Stadtschreiber: Dmitrij Gawrisch ist offiziell ins Amt eingesetzt / Literat will verschiedene Seiten zeigen

Die besten Wünsche für einen inspirierenden Aufenthalt in Rottweil, augenzwinkernde Tipps für das Überleben im Konvikt – und vor allem ein herzliches Willkommen: Zwei Wochen nach seiner Ankunft ist Dmitrij Gawrisch offiziell Stadtschreiber.

Rottweil. Traditionell ist der erste öffentliche Auftritt eines Stadtschreibers im Konvikt. Hier lebt er während seiner "Dienstzeit", hier gibt er literaturaffinen Jugendlichen Anleitung im Schreiben, hier darf er gerne auch mit den Mitbewohnern ins Gespräch kommen. Dass Gawrisch das ausdrücklich tun möchte, ist einem der Punkte auf der Agenda geschuldet, die sich der Wahl-Berliner mit ukrainischen Wurzeln und Schweizer Vergangenheit für Rottweil gegeben hat: Über das Leben mit den Konviktoren möchte er fitter in Sachen aktueller Jugendsprache werden – um dann bei seinem nächsten Theaterstück, in dem es um jugendliche geht, authentische Sprechtexte schreiben zu können. Auch an seinem Romanprojekt will er hier weiterarbeiten. Ein Kapitel daraus wird Gegenstand der Lesung im "Schwarzen Lamm" am 25. Oktober sein. Den Teilnehmern der Schreibwerkstatt hat er das Thema "Reportage" vorgeschlagen. Und schließlich will Gawrisch "die Rottweil", die verschiedenen Repräsentationen dieser Stadt, schreibend entdecken.

Der neue Stadtschreiber kennt sich hier schon ein bisschen aus. Konviktsdirektor Ulrich Fiedler und Oberbürgermeister Ralf Broß erinnern in ihren Ansprachen daran, dass Gawrisch bereits 2012, damals war Doris Wirth Stipendiatin, zu Gast war. Durchaus auch offiziell als Autor bei einer Lesung. Im Jahr darauf hat er Eindrücke von der Rottweiler Fasnet gewonnen.

Diese finden Einzug in sein Bewerbungsschreiben für die Stadtschreiberstelle, zeigen, welche Sprache ein Literat für eine Reportage findet.
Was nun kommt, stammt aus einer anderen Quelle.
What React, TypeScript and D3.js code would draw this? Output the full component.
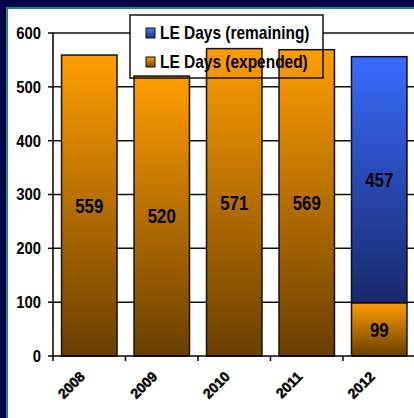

Den Gästen im Festsaal des Konvikts führt Gawrisch am Donnerstagabend diesen Text vor Augen. Und er weist in seiner Bewerbung unter anderem auf ein weiteres Rottweil hin, das er seinerzeit entdeckt hatte, und dem er sich während seines dreimonatigen Aufenthalts auch widmen will: Den Hegneberg, wo er "den vertrauten Sprachklang meiner Kindheit" gehört hat. Am kommenden Dienstag wird er genau dort eine zweisprachige Lesung geben.

Dass die Rottweiler Literaturfreunde Anfang Dezember bei drei Aufführungen von "Brachland" durch die Stückbox Basel auch Gelegenheit haben, den Dramatiker Gawrisch hier vor Ort zu erleben, ist dem Zimmertheater und der Schweizer Kulturstiftung Pro Helvetia zu verdanken, berichtet Broß. Er sich überdies bei allen bedankt, die das Paket Rottweiler Stadtschreiber Jahr für Jahr wieder auf den Weg bringen, vom Konvikt über den Gemeinderat, die Volksbank und nicht zuletzt die Bürger, die das Aufenthaltsstipendium mittragen.

Dieses wirkt über die dreimonatige "Dienstzeit" hinaus. Nicht nur, weil regelmäßig an der eigenen literarischen Produktion gearbeitet wird, Texte mit Rottweil-Bezug entstehen und das Interesse an Literatur belebt wird, sondern ganz formal, weil die "Amtszeit" des Stadtschreibers andauert, bis der Nachfolger ins Amt eingesetzt wird. Carola Gruber, war deshalb nicht nur die 15., sondern sogar für ein Jahr und eine Woche Rottweiler Stadtschreiberin. In ihrer Rede reflektiert sie die Zeit ihres Aufenthalts und versucht eine Verortung des Stadtschreibers, dessen Zeit in Rottweil zu lange dauere, um noch als "Gast" gelten zu können, und zu kurz sei, um zum "Bewohner" zu werden. Einen Rat für ihren Nachfolger hat sie nicht, will ihn "die Freiheit des Unberatenen" lassen.

Ganz pragmatische Ratschläge haben dagegen Robin Hagenbach und Laura Kraemer für ihren neuen Mitkonviktor auf Zeit. Dass Gawrisch ein solcher im Wortsinn werde, wünscht sich Fiedler und lässt den polyglotten Stadtschreiber von Konviktoren und Team in allen elf am Konvikt vertretenen Muttersprachen begrüßen.